▶

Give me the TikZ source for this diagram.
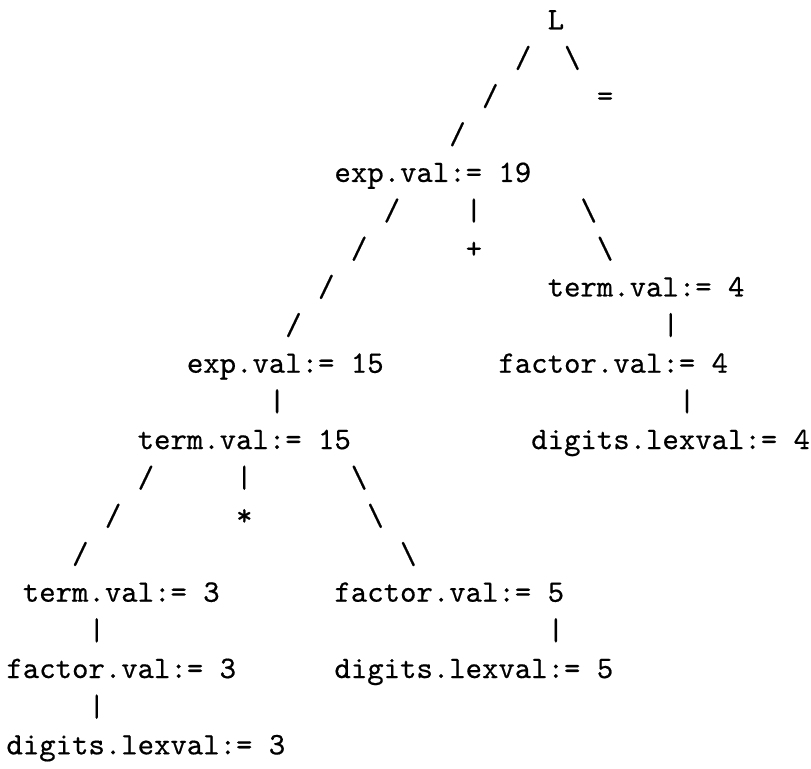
\documentclass[tikz,border=0pt]{standalone}
\usepackage{fontspec}
\newfontfamily\asciifont[FakeBold=0.5]{Latin Modern Mono}
\tikzset{
  cell/.style={anchor=base west, inner sep=0pt, outer sep=0pt, font=\fontsize{10}{12}\asciifont}
}
% column c, row r  ->  pixel position of the cell's base-left point
\newcommand{\tx}[4]{\node[cell] (#1) at ({6.5+16.4*#2},{29.3+38.16*(#3-1)}) {#4};}
\begin{document}
\begin{tikzpicture}[x=0.3202pt, y=-0.3202pt]
\useasboundingbox (0,0) rectangle (811,769);
% row 1-4
\tx{L}{33}{1}{L}
\tx{sA}{31}{2}{/}
\tx{bA}{34}{2}{\textbackslash}
\tx{sB}{29}{3}{/}
\tx{eq}{36}{3}{=}
\tx{sC}{27}{4}{/}
% row 5
\tx{exp19}{20}{5}{exp.val:= 19}
\tx{sD}{23}{6}{/}
\tx{vA}{28}{6}{|}
\tx{bB}{35}{6}{\textbackslash}
\tx{sE}{21}{7}{/}
\tx{plus}{28}{7}{+}
\tx{bC}{36}{7}{\textbackslash}
\tx{sF}{19}{8}{/}
\tx{term4}{33}{8}{term.val:= 4}
\tx{sG}{17}{9}{/}
\tx{vB}{40}{9}{|}
\tx{exp15}{11}{10}{exp.val:= 15}
\tx{fac4}{30}{10}{factor.val:= 4}
\tx{vC}{16}{11}{|}
\tx{vD}{41}{11}{|}
\tx{term15}{8}{12}{term.val:= 15}
\tx{dig4}{32}{12}{digits.lexval:= 4}
\tx{sH}{8}{13}{/}
\tx{vE}{14}{13}{|}
\tx{bD}{21}{13}{\textbackslash}
\tx{sI}{6}{14}{/}
\tx{star}{14}{14}{*}
\tx{bE}{22}{14}{\textbackslash}
\tx{sJ}{4}{15}{/}
\tx{bF}{24}{15}{\textbackslash}
\tx{term3}{1}{16}{term.val:= 3}
\tx{fac5}{20}{16}{factor.val:= 5}
\tx{vF}{5}{17}{|}
\tx{vG}{33}{17}{|}
\tx{fac3}{0}{18}{factor.val:= 3}
\tx{dig5}{20}{18}{digits.lexval:= 5}
\tx{vH}{5}{19}{|}
\tx{dig3}{0}{20}{digits.lexval:= 3}
\end{tikzpicture}
\end{document}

◀

■ WHAT YOU WILL DO ■
Leave the images out and output the remaining material exactly as it stands.

■ TASK OUTPUT ■
Give me the TikZ source for this diagram.
\documentclass[tikz,border=0pt]{standalone}
\usepackage{fontspec}
\newfontfamily\asciifont[FakeBold=0.5]{Latin Modern Mono}
\tikzset{
  cell/.style={anchor=base west, inner sep=0pt, outer sep=0pt, font=\fontsize{10}{12}\asciifont}
}
% column c, row r  ->  pixel position of the cell's base-left point
\newcommand{\tx}[4]{\node[cell] (#1) at ({6.5+16.4*#2},{29.3+38.16*(#3-1)}) {#4};}
\begin{document}
\begin{tikzpicture}[x=0.3202pt, y=-0.3202pt]
\useasboundingbox (0,0) rectangle (811,769);
% row 1-4
\tx{L}{33}{1}{L}
\tx{sA}{31}{2}{/}
\tx{bA}{34}{2}{\textbackslash}
\tx{sB}{29}{3}{/}
\tx{eq}{36}{3}{=}
\tx{sC}{27}{4}{/}
% row 5
\tx{exp19}{20}{5}{exp.val:= 19}
\tx{sD}{23}{6}{/}
\tx{vA}{28}{6}{|}
\tx{bB}{35}{6}{\textbackslash}
\tx{sE}{21}{7}{/}
\tx{plus}{28}{7}{+}
\tx{bC}{36}{7}{\textbackslash}
\tx{sF}{19}{8}{/}
\tx{term4}{33}{8}{term.val:= 4}
\tx{sG}{17}{9}{/}
\tx{vB}{40}{9}{|}
\tx{exp15}{11}{10}{exp.val:= 15}
\tx{fac4}{30}{10}{factor.val:= 4}
\tx{vC}{16}{11}{|}
\tx{vD}{41}{11}{|}
\tx{term15}{8}{12}{term.val:= 15}
\tx{dig4}{32}{12}{digits.lexval:= 4}
\tx{sH}{8}{13}{/}
\tx{vE}{14}{13}{|}
\tx{bD}{21}{13}{\textbackslash}
\tx{sI}{6}{14}{/}
\tx{star}{14}{14}{*}
\tx{bE}{22}{14}{\textbackslash}
\tx{sJ}{4}{15}{/}
\tx{bF}{24}{15}{\textbackslash}
\tx{term3}{1}{16}{term.val:= 3}
\tx{fac5}{20}{16}{factor.val:= 5}
\tx{vF}{5}{17}{|}
\tx{vG}{33}{17}{|}
\tx{fac3}{0}{18}{factor.val:= 3}
\tx{dig5}{20}{18}{digits.lexval:= 5}
\tx{vH}{5}{19}{|}
\tx{dig3}{0}{20}{digits.lexval:= 3}
\end{tikzpicture}
\end{document}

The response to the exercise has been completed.